Leader of opposition movement Young People of Tajikistan arrested in Dushanbe
DUSHANBE. Feb 2 (Interfax) - Maksud Ibragimov, leader of the Russian opposition association Young People of Tajikistan, was arrested and is kept in a detention facility in Dushanbe, Rizo Khalifzoda, the head of the Tajik Prosecutor General Office's Department on Supervision over the Observance of Law, told reporters on Monday.
Khalifzoda did not say how Ibragimov, who lives in Russia, turned out to be in Tajikistan. Activists from the association Young People of Tajikistan believe he was detained by Russian police and was "illegally" extradited t Tajikistan. Over half a million Tajik citizens, half of the economically active population of Tajikistan, work in Russia.
"A criminal case was opened against Maksud Ibragimov on the basis of several articles of the Criminal Code of Tajikistan, which is being investigated by Interior Ministry investigators," Khalifzoda told a press conference.
He did not name the crimes the opposition activist is accused of committing.
"Nine criminal cases have now been opened against 32 members of the banned extremist organization group 24" Khalifzoda said, he did not specify how many of them have been arrested.
Activists from Young People of Tajikistan, which is a structure of Group 24, which demands the resignation of Tajik President Emomali Rahmon, said on Facebook about a dozen opposition activists were detained in Russia and Tajikistan in the past few weeks.

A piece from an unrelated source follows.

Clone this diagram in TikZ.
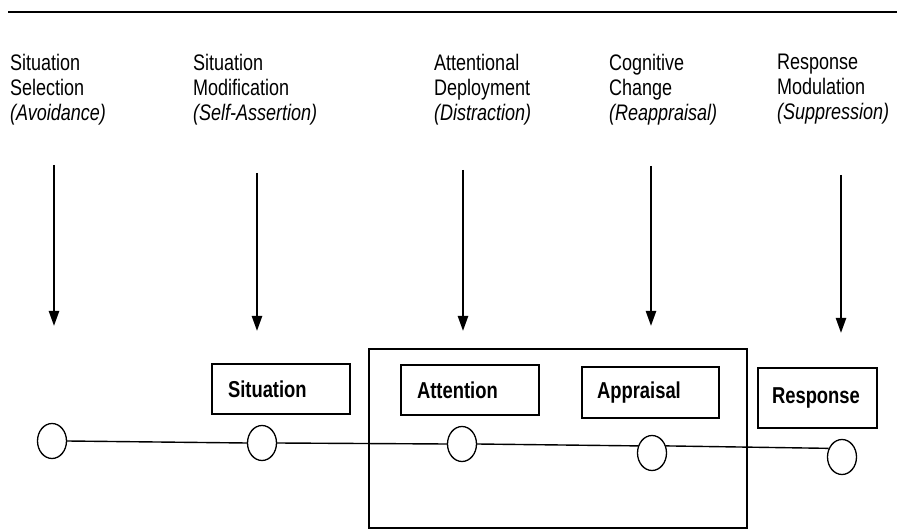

"They [the detainees] are suspected of extremism because they wanted a better life through reform for Tajikistan and its citizens. They need public and legal support and assistance. They need civil unity and protection," the organization said in its statement.
Abdufattokh Goib, the head of the Tajik presidential Agency on State Financial Control and Corruption Prevention, said Umarali Kuvvatov, a leader of Group 24, was charged with hostage-taking and some financial crimes.
Kuvvatov and his three supporters have been held by the Turkish authorities, who should make a decision on their extradition to Tajikistan at the request of the Tajik authorities since December 2014.
Another three citizens of Tajikistan who are members of Group 24 were detained with the Tajik politicians in Istanbul on December 19, 2014.
The association Human Rights in Central Asia called on Turkey to fulfill the UN convention on the status of refugees and the convention against torture to provide lawyers to Kuvvatov.
Group 24, which is headed by journalists and businessmen who have emigrated from Tajikistan, on October 3 called on the people of Tajikistan to come to the main square of Dushanbe on October 30 with anti-government slogans, specifically, with demands for Rahmon's resignation. The authorities reinforced the checkpoints at the entrance to Dushanbe with armored vehicles and special task forces. As a result, the rally did not rake place and the only people who came to the site at the designated time were police officers and journalists.
The Prosecutor General's Office field a lawsuit seeking the recognition of Group 24 as an extremist organization on October 7, 2014.Two days later, the activities by group 24 were declared extremist and its materials were banned on the territory of Tajikistan.
Most users of social networking sites in Tajikistan were not very enthusiastic about the calls made by the politician in exile. Most people who commented on posts in which those calls were made recalled the 1992-1997 civil war in Tajikistan, in which thousands of people were killed and the country's economy was destroyed, and said they believed no one would come to the rally in Dushanbe.
Kuvvatov calls himself leader of the opposition movement Group 24, which he says comprises many Tajik businessmen and politicians, who are not named. Kuvvatov is not known to the general public in Tajikistan. Before leaving Tajikistan, he was a businessman and owned the private companies Faroz and Tojiron, which supplied petroleum products to the neighboring Afghanistan through Tajikistan.
After Kuvvatov left the country, he began appearing on the Kazakh opposition television channel K-Plus and the Russian Dozhd television. In interviews with these television channels, he sharply criticized the Tajik authorities, mainly the Tajik president and his family. Kuvvatov said Group 24 would take part in the November 2013 presidential elections, but it did not.